|
Job Title: Site Reliability DevOps Engineer III
Category: Information Technology
Number of Openings: 1
Location: Mountain View, CA (Remote)
Schedule: Must be able to work PST hours
Employment Type: Contract (Potential for Full-Time Conversion Based on Performance)
Position Overview
We are seeking a Site Reliability DevOps Engineer III to join our Data Services team. This role focuses on building, maintaining, and scaling reliable systems and infrastructure in a 24×7 environment. The ideal candidate will have strong coding skills, deep experience with CI/CD and DevOps tools, and a passion for automation and operational excellence.
Key Responsibilities
- Manage and support large-scale distributed systems and services.

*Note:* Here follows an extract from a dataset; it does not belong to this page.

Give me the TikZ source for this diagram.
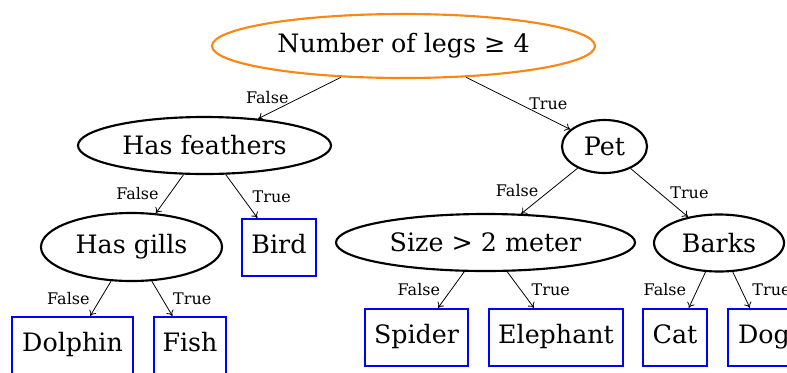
\documentclass[tikz,border=0pt]{standalone}
\usepackage{fontspec}
\setmainfont{DejaVu Serif}
\usetikzlibrary{shapes.geometric,arrows.meta}
\definecolor{rootorange}{RGB}{250,135,20}
\definecolor{leafblue}{RGB}{0,0,255}
\tikzset{
  cond/.style={ellipse, draw=black, line width=1.6pt, inner sep=0pt, font=\fontsize{19}{21}\selectfont},
  rootcond/.style={cond, draw=rootorange},
  leaf/.style={rectangle, draw=leafblue, line width=1.6pt, inner sep=0pt, minimum height=42.75pt,
    text height=14pt, text depth=5pt, font=\fontsize{19}{21}\selectfont},
  edge/.style={line width=0.6pt, -{To[length=4pt,width=6pt]}},
  lbl/.style={inner sep=0pt, font=\fontsize{12}{14}\selectfont},
  flbl/.style={lbl, midway, left=8pt},
  tlbl/.style={lbl, midway, right=8pt}
}
\begin{document}
\begin{tikzpicture}[x=0.75pt, y=-0.75pt]
\useasboundingbox (0,0) rectangle (787,372);
\clip (0,0) rectangle (787,372);
% decision nodes
\node[rootcond, minimum width=287.25pt, minimum height=48pt] (root) at (403.5,46) {Number of legs ≥ 4};
\node[cond, minimum width=189.75pt, minimum height=42.75pt] (hf) at (204.5,145.5) {Has feathers};
\node[cond, minimum width=135.75pt, minimum height=51pt] (hg) at (131.5,247) {Has gills};
\node[cond, minimum width=63.75pt, minimum height=39.75pt] (pet) at (604.5,146.5) {Pet};
\node[cond, minimum width=224.25pt, minimum height=42.75pt] (size) at (485.5,242.5) {Size > 2 meter};
\node[cond, minimum width=97.5pt, minimum height=42.75pt] (barks) at (719,243) {Barks};
% leaves
\node[leaf, minimum width=55.5pt] (bird) at (279,247.5) {Bird};
\node[leaf, minimum width=90.75pt] (dolphin) at (72.5,345.5) {Dolphin};
\node[leaf, minimum width=54pt] (fish) at (190,345.5) {Fish};
\node[leaf, minimum width=77.25pt] (spider) at (416.5,337.5) {Spider};
\node[leaf, minimum width=100.5pt] (elephant) at (556,337.5) {Elephant};
\node[leaf, minimum width=48pt] (cat) at (675,337.5) {Cat};
\node[leaf, minimum width=54pt] (dog) at (764,337.5) {Dog};
% edges
\draw[edge] (root) -- (hf) node[flbl] {False};
\draw[edge] (root) -- (pet) node[tlbl] {True};
\draw[edge] (hf) -- (hg) node[flbl] {False};
\draw[edge] (hf) -- (bird) node[tlbl] {True};
\draw[edge] (hg) -- (dolphin) node[flbl] {False};
\draw[edge] (hg) -- (fish) node[tlbl] {True};
\draw[edge] (pet) -- (size) node[flbl] {False};
\draw[edge] (pet) -- (barks) node[tlbl] {True};
\draw[edge] (size) -- (spider) node[flbl] {False};
\draw[edge] (size) -- (elephant) node[tlbl] {True};
\draw[edge] (barks) -- (cat) node[flbl] {False};
\draw[edge] (barks) -- (dog) node[tlbl] {True};
\end{tikzpicture}
\end{document}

- Implement and maintain monitoring, alerting, and high-availability solutions.
- Support 24×7 operations with participation in on-call rotation.
- Build and improve CI/CD pipelines using modern DevOps tools.
- Develop automation scripts and tools in Python, Shell, or similar languages.
- Design and implement scalable back-end services for “web-scale” systems.
- Collaborate across teams to ensure system reliability, performance, and security.
Required Qualifications
- Strong system administration experience with Unix/Linux environments.
- Hands-on experience with cloud hosting platforms (AWS, Rackspace, CIS, OpenStack).
- Proficiency in one or more programming/scripting languages: Python, Shell, C, C++, Java, Go, Perl, Ruby.
- Experience with distributed computing and networking (TCP/IP, routing, SDN).
- Knowledge of CI/CD tools such as GitHub, GitHub Actions, Jenkins, Maven/Gradle, SonarQube, Hudson, Bamboo, or XLR.
- Experience with microservices design and implementation.
- Familiarity with Platform-as-a-Service (PaaS) environments.
- Knowledge of stream processing and messaging systems (RabbitMQ, Kafka, MongoDB, etc.).
- Experience with container orchestration and clustering (Kubernetes, Apache Mesos).
- Experience with service discovery and load balancing (Consul.io, HAProxy, etc.).
- Expertise in monitoring tools (CloudWatch, Nagios, New Relic, SPM, Sensu).
- Strong troubleshooting skills in high-demand infrastructure environments.
Preferred Qualifications
- Experience working on large-scale, enterprise-level projects.
- Prior experience at a major tech company.
- Open-source contribution or experience is a plus.
Education
- Advanced degree in Engineering, Computer Science, or related field (or equivalent professional experience).
|